35-letni mężczyzna dopuścił się gwałtu na 15 letnim chłopcu. Zdarzenie miało miejsce na terenie Grudziądza
Niestety dowiedzieliśmy się, że niedawno w Grudziądzu miało miejsce dramatyczne zdarzenia. Mianowicie chodzi o gwałt. Był to brutalny akt przemocy seksualnej na 15-letnim chłopcu. Dopuścił się go mężczyzna, który był o 20 lat starszy od ofiary. Za brutalność popełnionego czynu sąd najwyższy skazał go na 7 i pół roku pozbawienia wolności. Co więcej, mężczyzna skazany za gwałt ma odbywać swoją karę w warunkach terapeutycznych. Ponieważ stwierdzono, że ma silne zaburzenia seksualne. Prawdopodobnie jest niepoczytalny. Mowa Przemysławie G, które nazwiska z racji rozprawy nie możemy ujawnić. Popełniony przez niego czyn był jednak niezwykle haniebny i na pewno przejdzie echem przez informację publiczną.

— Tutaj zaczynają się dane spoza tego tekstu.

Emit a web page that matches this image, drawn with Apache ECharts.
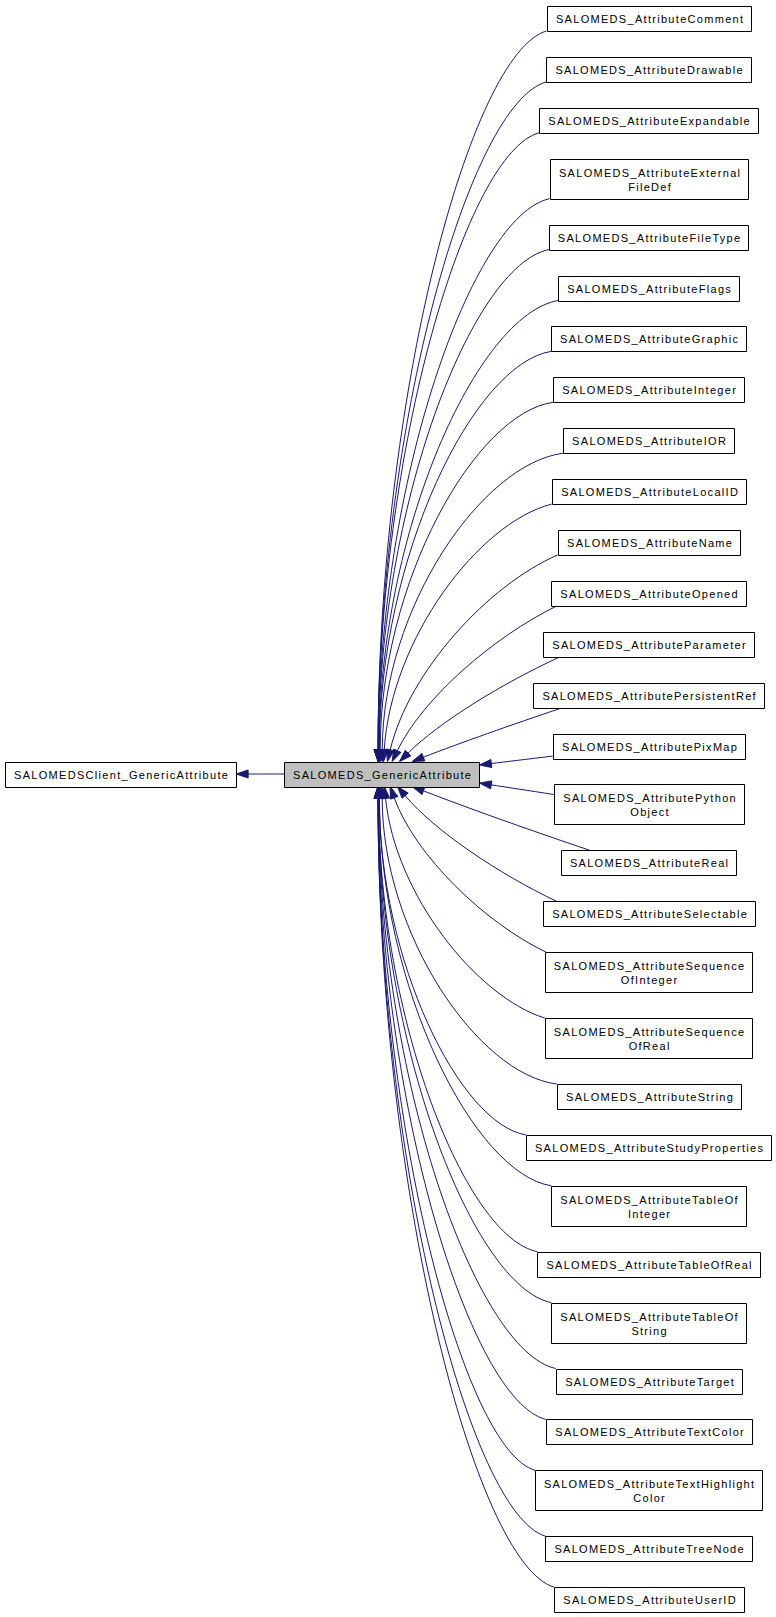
<!DOCTYPE html>
<html><head><meta charset="utf-8">
<script src="https://cdn.jsdelivr.net/npm/echarts@6/dist/echarts.min.js"></script>
<style>
html,body{margin:0;padding:0;background:#fff;}
#chart{width:776px;height:1617px;}
#chart text{letter-spacing:1.3px;}
</style></head><body><div id="chart"></div>
<script>
// ---- data ----
const baseClass = 'SALOMEDSClient_GenericAttribute';
const focusClass = 'SALOMEDS_GenericAttribute';
const derivedClasses = [
  'SALOMEDS_AttributeComment',
  'SALOMEDS_AttributeDrawable',
  'SALOMEDS_AttributeExpandable',
  'SALOMEDS_AttributeExternal\nFileDef',
  'SALOMEDS_AttributeFileType',
  'SALOMEDS_AttributeFlags',
  'SALOMEDS_AttributeGraphic',
  'SALOMEDS_AttributeInteger',
  'SALOMEDS_AttributeIOR',
  'SALOMEDS_AttributeLocalID',
  'SALOMEDS_AttributeName',
  'SALOMEDS_AttributeOpened',
  'SALOMEDS_AttributeParameter',
  'SALOMEDS_AttributePersistentRef',
  'SALOMEDS_AttributePixMap',
  'SALOMEDS_AttributePython\nObject',
  'SALOMEDS_AttributeReal',
  'SALOMEDS_AttributeSelectable',
  'SALOMEDS_AttributeSequence\nOfInteger',
  'SALOMEDS_AttributeSequence\nOfReal',
  'SALOMEDS_AttributeString',
  'SALOMEDS_AttributeStudyProperties',
  'SALOMEDS_AttributeTableOf\nInteger',
  'SALOMEDS_AttributeTableOfReal',
  'SALOMEDS_AttributeTableOf\nString',
  'SALOMEDS_AttributeTarget',
  'SALOMEDS_AttributeTextColor',
  'SALOMEDS_AttributeTextHighlight\nColor',
  'SALOMEDS_AttributeTreeNode',
  'SALOMEDS_AttributeUserID'
];

// ---- layout / style constants ----
const W = 776, H = 1617;
const FONT = '11px "Liberation Sans", Arial, Helvetica, sans-serif';
const LS = 1.3, PAD = 8, LINE_H = 14;
const H1 = 25, H2 = 40, GAP = 25.9, TOP0 = 6;
const RANK_GAP = 48, BASE_X0 = 5, ROW_Y = 774, CHILD_CX = 648.7;
const EDGE = '#191970', AL = 12, AW = 4;

const mctx = document.createElement('canvas').getContext('2d');
mctx.font = FONT;
function textWidth(t) {
  return Math.max.apply(null, t.split('\n').map(l => mctx.measureText(l).width + LS * l.length));
}
function boxH(t) { return t.indexOf('\n') >= 0 ? H2 : H1; }

const nodes = [];
const bw = textWidth(baseClass) + 2 * PAD;
nodes.push({name: baseClass, x0: BASE_X0, y0: ROW_Y - H1 / 2, x1: BASE_X0 + bw, y1: ROW_Y + H1 / 2, fill: '#ffffff'});
const fw = textWidth(focusClass) + 2 * PAD;
const fx0 = nodes[0].x1 + RANK_GAP;
nodes.push({name: focusClass, x0: fx0, y0: ROW_Y - H1 / 2, x1: fx0 + fw, y1: ROW_Y + H1 / 2, fill: '#bfbfbf'});
const childW = derivedClasses.map(t => textWidth(t) + 2 * PAD);
let yTop = TOP0;
derivedClasses.forEach((t, i) => {
  const h = boxH(t);
  nodes.push({name: t, x0: CHILD_CX - childW[i] / 2, y0: yTop, x1: CHILD_CX + childW[i] / 2, y1: yTop + h, fill: '#ffffff'});
  yTop += h + GAP;
});

// ---- edge geometry ----
const clamp = (v, a, b) => Math.max(a, Math.min(b, v));
const lerp = (p, q, w) => [p[0] + (q[0] - p[0]) * w, p[1] + (q[1] - p[1]) * w];
const P = nodes[1];
function finish(S, C1, C2, T) {
  let ux = T[0] - C2[0], uy = T[1] - C2[1];
  const l = Math.hypot(ux, uy) || 1; ux /= l; uy /= l;
  const B = [T[0] - ux * AL, T[1] - uy * AL];
  return {S, C1, C2, B, T};
}
const edges = [];
// focus -> base
(function () {
  const S = [P.x0, ROW_Y], T = [nodes[0].x1, ROW_Y];
  edges.push(finish(S, lerp(S, T, 1 / 3), lerp(S, T, 2 / 3), T));
})();
nodes.slice(2).forEach(c => {
  const cy = (c.y0 + c.y1) / 2;
  const s = cy < ROW_Y ? -1 : 1;   // -1: child above parent
  const d = -s;                      // vertical travel direction child -> parent
  let S, T, K1, K2, r;
  if (Math.abs(cy - ROW_Y) < 50) {
    T = [P.x1, ROW_Y + s * 9];
    const h = c.y1 - c.y0;
    S = [c.x0, clamp(T[1], c.y0 + 0.25 * h, c.y1 - 0.1 * h)];
    r = 0;
    K1 = S; K2 = T;
  } else {
    const edgeY = s < 0 ? c.y1 : c.y0;
    const ty = s < 0 ? P.y0 : P.y1;
    const dyAbs = Math.abs(ty - edgeY);
    r = dyAbs / (c.x0 - 390);
    const tx = 378 + Math.min(36, 36 * Math.exp(-1.5 * (r - 0.34)));
    T = [tx, ty];
    S = [c.x0 + clamp((1.1 - r) * 40, 0, 45), edgeY];
    const dxp = S[0] - T[0];
    K1 = [S[0] - 0.45 * dxp, S[1] + d * 0.03 * dyAbs];
    K2 = [T[0], T[1] - d * 0.5 * dyAbs];
  }
  const w = clamp((r - 0.3) / 1.5, 0, 1);
  const C1 = lerp(lerp(S, T, 1 / 3), K1, w);
  const C2 = lerp(lerp(S, T, 2 / 3), K2, w);
  edges.push(finish(S, C1, C2, T));
});

// ---- chart ----
const chart = echarts.init(document.getElementById('chart'), null, {renderer: 'svg', width: W, height: H});
chart.setOption({
  animation: false,
  backgroundColor: '#ffffff',
  grid: {left: 0, right: 0, top: 0, bottom: 0},
  xAxis: {type: 'value', min: 0, max: W, show: false},
  yAxis: {type: 'value', min: 0, max: H, inverse: true, show: false},
  series: [
    {
      type: 'custom',
      coordinateSystem: 'cartesian2d',
      encode: {x: 0, y: 1},
      data: edges.map((e, i) => [e.S[0], e.S[1], i]),
      renderItem: function (params, api) {
        const g = edges[api.value(2)];
        const s = api.coord(g.S), c1 = api.coord(g.C1), c2 = api.coord(g.C2), b = api.coord(g.B), t = api.coord(g.T);
        let ux = t[0] - b[0], uy = t[1] - b[1];
        const l = Math.hypot(ux, uy) || 1;
        const nx = -uy / l * AW, ny = ux / l * AW;
        return {
          type: 'group',
          children: [
            {type: 'bezierCurve', shape: {x1: s[0], y1: s[1], cpx1: c1[0], cpy1: c1[1], cpx2: c2[0], cpy2: c2[1], x2: b[0], y2: b[1]},
             style: {stroke: EDGE, fill: null, lineWidth: 1}},
            {type: 'polygon', shape: {points: [t, [b[0] + nx, b[1] + ny], [b[0] - nx, b[1] - ny]]},
             style: {fill: EDGE, stroke: EDGE, lineWidth: 1}}
          ]
        };
      }
    },
    {
      type: 'custom',
      coordinateSystem: 'cartesian2d',
      encode: {x: [0, 2], y: [1, 3]},
      data: nodes.map((n, i) => [n.x0, n.y0, n.x1, n.y1, i]),
      renderItem: function (params, api) {
        const n = nodes[api.value(4)];
        const p0 = api.coord([api.value(0), api.value(1)]);
        const p1 = api.coord([api.value(2), api.value(3)]);
        const x0 = Math.round(p0[0]) + 0.5, y0 = Math.round(p0[1]) + 0.5;
        const x1 = Math.round(p1[0]) + 0.5, y1 = Math.round(p1[1]) + 0.5;
        return {
          type: 'group',
          children: [
            {type: 'rect', shape: {x: x0, y: y0, width: x1 - x0, height: y1 - y0},
             style: {fill: n.fill, stroke: '#000000', lineWidth: 1}},
            {type: 'text', style: {text: n.name, x: (x0 + x1) / 2 + LS / 2, y: (y0 + y1) / 2,
             align: 'center', verticalAlign: 'middle', font: FONT, fill: '#000000', lineHeight: LINE_H}}
          ]
        };
      }
    }
  ]
});
</script></body></html>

Gwałt miał miejsce mniej więcej w 2019 roku. Do zdarzenia doszło ze względu na to, że ofiara pojawiła się w tym samym miejscu, co gwałciciel. Chłopiec przyszedł do okolicznego baru, żeby odebrać zamówiony przez siebie obiad. Poszedł do toalety, po czym za nim podążył 35-letni skazany za napaść seksualną.
Jak doszło do tego smutnego zdarzenia i co stało się na miejscu?
Po tym, gdy zamknęły się drzwi do ubikacji, mężczyzna rzucił się na chłopca. Świadkowie relacjonują, że z łazienki można było usłyszeć jego krzyki. Kelnerka bardzo szybko wezwała policję, aby służby porządkowe udzieliły pomocy. Oprócz ponad siedmiu lat więzienia, skazany został zobligowany przez sąd do tego, żeby wypłacił chłopcu zadośćuczynienie. Z publicznych informacji po rozprawie wynika, że gwałciciel będzie mógł ubiegać się o wcześniejsze zwolnienie warunkowe z aresztu. Jednak dopiero po upływie pięciu lat i sześciu miesięcy. Kolejnym aspektem jest zadośćuczynienie pieniężne, o którym wspomnieliśmy.
Miało to być dokładnie 40 000 złotych. Przemysław dostał od sądu nakaz, żeby na rzecz ofiary wypłacić tak dużą sumę. Mężczyzna ze względu na podejrzenie o swojej niepoczytalności ma zakaz zbliżania się do placówek szkolnych. Nie można też nigdy skontaktować się z poszkodowanym. Za złamanie tego narzuconego mu przez sąd regulaminu grożą mu kolejne kary. Na koniec sprawca zostanie wpisany do rejestru przestępców seksualnych.